Desde antes del advenimiento al poder de Donald Trump, el tema de una guerra comercial de la gran potencia americana con China ha estado en el orden del día. La mesa siempre ha estado servida para que los dos jefes de Estado se enfrenten en un mano a mano en el terreno de los intercambios mundiales.

Es que las cosas no empezaron bien entre los dos grandes. El aperitivo en la mesa de las relaciones mutuas fue la amenaza de Trump, candidato, de establecer aranceles de 45% a los productos chinos. Hablamos de que en Estados Unidos entran desde China productos por 385 trillones de dólares.

Pero el presidente recién estrenado no tardó demasiado –al igual que en otros campos– en percatarse de que Estados Unidos tendría tanto o más que China que perder si se les diera un portazo en la nariz a los socios comerciales chinos. La industria y las empresas norteamericanas se verían severamente afectadas si, por ejemplo, las industrias americanas generadoras de altas tecnologías tuvieran que prescindir de las empresas que las manufacturan del otro lado del Pacífico.

El gobierno en Pekín no reaccionó altivamente ante la desfachatez del nuevo presidente de la nación que le disputa a China la primacía comercial mundial. No solo Xi no se puso los guantes, sino más bien se las arregló para ponerle números a la discusión y presentar las evidencias de los perjuicios para el otro lado de la disputa. Fue así como en el departamento de comercio americano se desayunaron con el daño que sufrirían los 150.000 empleados de la Boeing en suelo gringo, si la firma tuviera que suspender el suministro de los casi 7.000 aviones que los chinos les comprarían en los próximos 20 años, un mercado que apunta a más de 1 trillón de dólares en guarismos americanos.

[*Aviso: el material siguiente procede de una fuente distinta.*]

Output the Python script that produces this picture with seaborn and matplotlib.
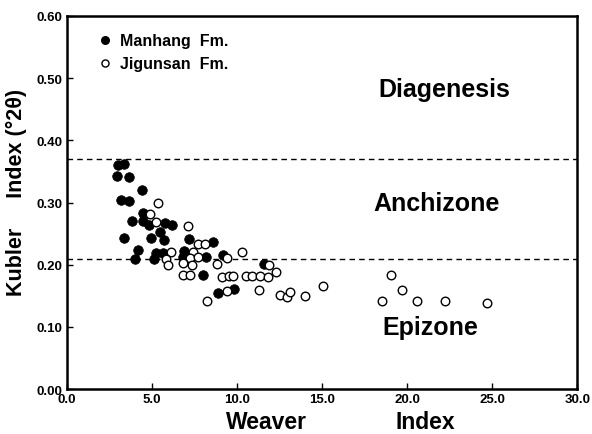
import matplotlib
matplotlib.use("Agg")
import matplotlib.pyplot as plt
import seaborn as sns
import pandas as pd

manhang_x = [3.02, 3.37, 2.92, 3.63, 4.39, 3.16, 3.66, 4.49, 3.84, 4.45, 4.82, 5.76, 6.16,
             3.35, 4.94, 5.47, 5.72, 4.19, 4.00, 5.12, 5.66, 5.24, 7.19, 8.57, 6.88, 6.84,
             8.18, 9.19, 8.02, 8.86, 9.84, 11.61]
manhang_y = [0.361, 0.362, 0.342, 0.341, 0.321, 0.304, 0.303, 0.284, 0.271, 0.271, 0.264, 0.267, 0.264,
             0.243, 0.243, 0.252, 0.240, 0.223, 0.209, 0.210, 0.219, 0.219, 0.242, 0.237, 0.222, 0.212,
             0.212, 0.215, 0.183, 0.154, 0.161, 0.202]

jigunsan_x = [5.34, 4.88, 5.24, 6.10, 5.82, 5.96, 7.14, 7.69, 8.12, 7.43, 7.24, 7.72, 9.39, 10.28,
              6.81, 7.34, 8.84, 6.84, 7.24, 9.10, 9.55, 9.78, 10.53, 9.43, 8.25, 11.90, 12.28,
              10.86, 11.35, 11.81, 11.31, 12.53, 12.92, 13.12, 14.00, 15.08, 19.04, 19.69,
              18.51, 20.57, 22.24, 24.69]
jigunsan_y = [0.300, 0.281, 0.268, 0.220, 0.210, 0.199, 0.262, 0.233, 0.233, 0.221, 0.211, 0.212, 0.211, 0.221,
              0.203, 0.199, 0.201, 0.183, 0.183, 0.181, 0.182, 0.182, 0.182, 0.158, 0.141, 0.200, 0.189,
              0.182, 0.182, 0.180, 0.160, 0.151, 0.149, 0.157, 0.150, 0.166, 0.184, 0.160,
              0.141, 0.141, 0.141, 0.139]

boundaries = [0.37, 0.21]
zone_labels = ["Diagenesis", "Anchizone", "Epizone"]
zone_pos = [(22.2, 0.482), (21.75, 0.300), (21.35, 0.100)]
x_ticks = [0, 5, 10, 15, 20, 25, 30]
y_ticks = [0.0, 0.1, 0.2, 0.3, 0.4, 0.5, 0.6]
x_label_words = ["Weaver", "Index"]
x_label_pos = [11.76, 21.06]

sns.set_theme(style="ticks")
plt.rcParams['font.family'] = ['Liberation Sans', 'DejaVu Sans']
plt.rcParams['font.weight'] = 'bold'
plt.rcParams['text.color'] = 'black'
plt.rcParams['axes.labelcolor'] = 'black'
plt.rcParams['xtick.color'] = 'black'
plt.rcParams['ytick.color'] = 'black'

fig = plt.figure(figsize=(5.92, 4.35), dpi=100)
ax = fig.add_axes([0.113, 0.103, 0.862, 0.858])

df_m = pd.DataFrame({"x": manhang_x, "y": manhang_y})
df_j = pd.DataFrame({"x": jigunsan_x, "y": jigunsan_y})

sns.scatterplot(data=df_m, x="x", y="y", ax=ax, s=48, color="black",
                edgecolor="black", linewidth=0.5, marker="o", zorder=3)
sns.scatterplot(data=df_j, x="x", y="y", ax=ax, s=38, facecolor="white",
                edgecolor="black", linewidth=1.0, marker="o", zorder=3)

for b in boundaries:
    ax.axhline(b, color="black", linestyle=(0, (4, 3)), linewidth=1.0, zorder=1)

for lab, (tx, ty) in zip(zone_labels, zone_pos):
    ax.text(tx, ty, lab, fontsize=18, fontweight="bold", ha="center", va="center", color="black")

# legend
ax.scatter([2.25], [0.561], s=30, color="black", zorder=4)
ax.text(3.1, 0.561, "Manhang  Fm.", fontsize=11.5, fontweight="bold", va="center", color="black")
ax.scatter([2.25], [0.524], s=26, facecolor="white", edgecolor="black", linewidth=1.0, zorder=4)
ax.text(3.1, 0.524, "Jigunsan  Fm.", fontsize=11.5, fontweight="bold", va="center", color="black")

ax.set_xlim(0, 30)
ax.set_ylim(0, 0.6)
ax.set_xticks(x_ticks)
ax.set_xticklabels([f"{v:.1f}" for v in x_ticks], fontsize=9.5, fontweight="bold")
ax.set_yticks(y_ticks)
ax.set_yticklabels([f"{v:.2f}" for v in y_ticks], fontsize=9.5, fontweight="bold")
ax.set_xlabel("")
trans = matplotlib.transforms.blended_transform_factory(ax.transData, ax.transAxes)
for w, px in zip(x_label_words, x_label_pos):
    ax.text(px, -0.087, w, transform=trans, fontsize=16.5, fontweight="bold",
            ha="center", va="center", color="black")
ax.set_ylabel("Kubler     Index (°2θ)", fontsize=15.5, fontweight="bold")
ax.yaxis.set_label_coords(-0.079, 0.53)
for s in ax.spines.values():
    s.set_linewidth(1.8)
    s.set_color("black")
ax.tick_params(direction="in", length=4, width=1, pad=3, colors="black")

fig.savefig("out.png", dpi=100)
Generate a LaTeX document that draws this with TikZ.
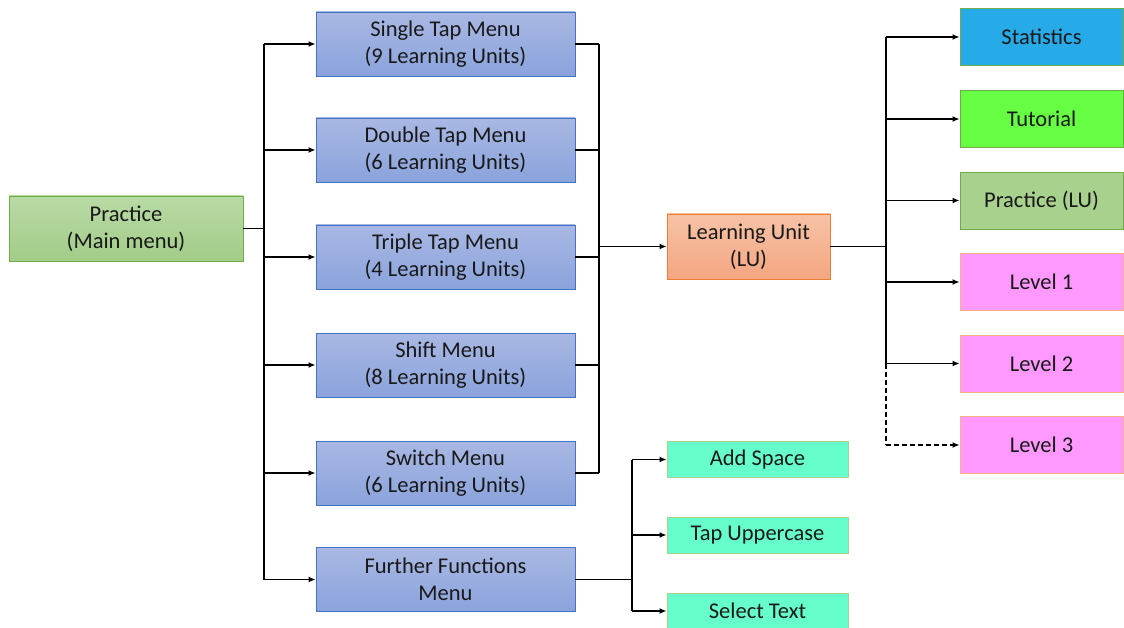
\documentclass[tikz,border=0pt]{standalone}
\usepackage{fontspec}
\setmainfont{Carlito}
\usetikzlibrary{arrows.meta,calc}

\definecolor{menuTop}{HTML}{A9B8E3}
\definecolor{menuBot}{HTML}{8AA3DC}
\definecolor{menuLine}{HTML}{4472C4}
\definecolor{mainTop}{HTML}{B9DAA5}
\definecolor{mainBot}{HTML}{A2CC88}
\definecolor{greenLine}{HTML}{70AD47}
\definecolor{luTop}{HTML}{F7C2A6}
\definecolor{luBot}{HTML}{F4A682}
\definecolor{orangeLine}{HTML}{ED7D31}
\definecolor{statFill}{HTML}{27AAE8}
\definecolor{tutFill}{HTML}{66FF44}
\definecolor{plFill}{HTML}{A9D18E}
\definecolor{levelFill}{HTML}{FF99FF}
\definecolor{levelLine}{HTML}{F4B183}
\definecolor{funcFill}{HTML}{66FFCC}
\definecolor{funcLine}{HTML}{A9D18E}

\tikzset{
  box/.style={rectangle, inner sep=0pt, align=center, line width=0.9pt,
    font=\fontsize{22.5}{27}\selectfont, text=black!90},
  menubox/.style={box, top color=menuTop, bottom color=menuBot, draw=menuLine,
    minimum width=259pt, minimum height=64pt},
  mainbox/.style={box, top color=mainTop, bottom color=mainBot, draw=greenLine,
    minimum width=234pt, minimum height=65pt},
  lubox/.style={box, top color=luTop, bottom color=luBot, draw=orangeLine,
    minimum width=163pt, minimum height=65pt},
  optbox/.style={box, minimum width=163pt, minimum height=57pt},
  funcbox/.style={box, fill=funcFill, draw=funcLine, minimum width=181pt, minimum height=36pt},
  link/.style={line width=1.6pt, black},
  arr/.style={link, -{Latex[length=7pt,width=6pt]}},
}

\begin{document}
\begin{tikzpicture}[x=1pt, y=-1pt]
\useasboundingbox (0,0) rectangle (1124,628);

% main menu and its sub-menus
\node[mainbox] (prac) at (126,228.5) {Practice\\(Main menu)};
\node[menubox] (single)  at (445.5,44)  {Single Tap Menu\\(9 Learning Units)};
\node[menubox] (double)  at (445.5,150) {Double Tap Menu\\(6 Learning Units)};
\node[menubox] (triple)  at (445.5,257) {Triple Tap Menu\\(4 Learning Units)};
\node[menubox] (shift)   at (445.5,365) {Shift Menu\\(8 Learning Units)};
\node[menubox] (switch)  at (445.5,473) {Switch Menu\\(6 Learning Units)};
\node[menubox] (further) at (445.5,579.5) {Further Functions\\Menu};

% learning unit
\node[lubox] (lu) at (748.5,246.5) {Learning Unit\\(LU)};

% learning unit options
\node[optbox, fill=statFill, draw=greenLine] (stat) at (1041.5,37) {Statistics};
\node[optbox, fill=tutFill, draw=greenLine] (tut) at (1041.5,119) {Tutorial};
\node[optbox, fill=plFill, draw=greenLine] (plu) at (1041.5,200.5) {Practice (LU)};
\node[optbox, fill=levelFill, draw=levelLine] (l1) at (1041.5,282) {Level 1};
\node[optbox, fill=levelFill, draw=levelLine] (l2) at (1041.5,363.5) {Level 2};
\node[optbox, fill=levelFill, draw=levelLine] (l3) at (1041.5,445) {Level 3};

% further functions
\node[funcbox] (add) at (757.5,459.5) {Add Space};
\node[funcbox] (upper) at (757.5,535) {Tap Uppercase};
\node[funcbox] (sel) at (757.5,611) {Select Text};

% bus lines
\coordinate (ltTop) at (264,44);
\coordinate (ltBot) at (264,579.5);
\coordinate (rcTop) at (599,44);
\coordinate (rcBot) at (599,473);
\coordinate (rtTop) at (886,37);
\coordinate (rtMid) at (886,363.5);
\coordinate (rtBot) at (886,445);
\coordinate (btTop) at (632,459.5);
\coordinate (btBot) at (632,611);

% main menu to sub-menus
\draw[link] (prac.east) -- (ltTop |- prac.east);
\draw[link] (ltTop) -- (ltBot);
\foreach \n in {single,double,triple,shift,switch,further}
  \draw[arr] (ltTop |- \n.west) -- (\n.west);

% sub-menus to learning unit
\draw[link] (rcTop) -- (rcBot);
\foreach \n in {single,double,triple,shift,switch}
  \draw[link] (\n.east) -- (rcTop |- \n.east);
\draw[arr] (rcTop |- lu.west) -- (lu.west);

% learning unit to options
\draw[link] (lu.east) -- (rtTop |- lu.east);
\draw[link] (rtTop) -- (rtMid);
\draw[link, dashed, dash pattern=on 5pt off 3pt] (rtMid) -- (rtBot);
\foreach \n in {stat,tut,plu,l1,l2}
  \draw[arr] (rtTop |- \n.west) -- (\n.west);
\draw[arr, dash pattern=on 5pt off 3pt] (rtBot) -- (l3.west);

% further functions menu to its functions
\draw[link] (further.east) -- (btTop |- further.east);
\draw[link] (btTop) -- (btBot);
\foreach \n in {add,upper,sel}
  \draw[arr] (btTop |- \n.west) -- (\n.west);
\end{tikzpicture}
\end{document}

Con los meses, esta medición de fuerzas a la que estaba atento el mundo entero se ha ido debilitando. El equipo comercial de Trump no desea dar demostraciones de debilidad y, de tiempo en tiempo, las frases altisonantes vuelven a poner en el tapete temas como los perversos subsidios comerciales chinos o como el espionaje de empresas, asuntos que, en efecto, perjudican a Norteamérica.

Así, pues, de parte del poderoso Xi no ha habido respuesta pública. Por el contrario, sí han habido acercamientos para dirimir las diferencias comerciales que, sin duda, perjudicarían por igual y severamente a China.

El caso es que lo que pareciera estar ocurriendo es que ambos colosos son conscientes de los perjuicios que un enfrentamiento traería a cada lado de la ecuación y, por ello, mientras en los órganos internacionales como la OMC las posiciones de cada uno son agresivas y señalan a su contraparte como el gran culpable de los desajustes comerciales mundiales, por debajo de la cuerda los funcionarios de Pekín y de Washington van, paso a paso, concluyendo acuerdos que hacen pensar en un entendimiento más que en una diatriba.

La guinda de la torta de lo que se está cocinando subrepticiamente entre los dos grandes, mientras el mundo sigue a la espera de la eventual guerra comercial que haría tanto daño a terceros como a ellos mismos, ha sido el hecho de que una delegación norteamericana del equipo de cabecera de Donald Trump ha estado sentada como invitada en las reuniones convocadas por Xi para estructurar su más querido proyecto de influencia comercial regional: la Ruta de la Seda.

El juego chino ha sido magistral. Para ello lo secundan milenios de sabiduría. Y un sentimiento que proviene más bien del ideario popular occidental en cuanto a las actitudes de su socio norteamericano: perro que ladra, no muerde.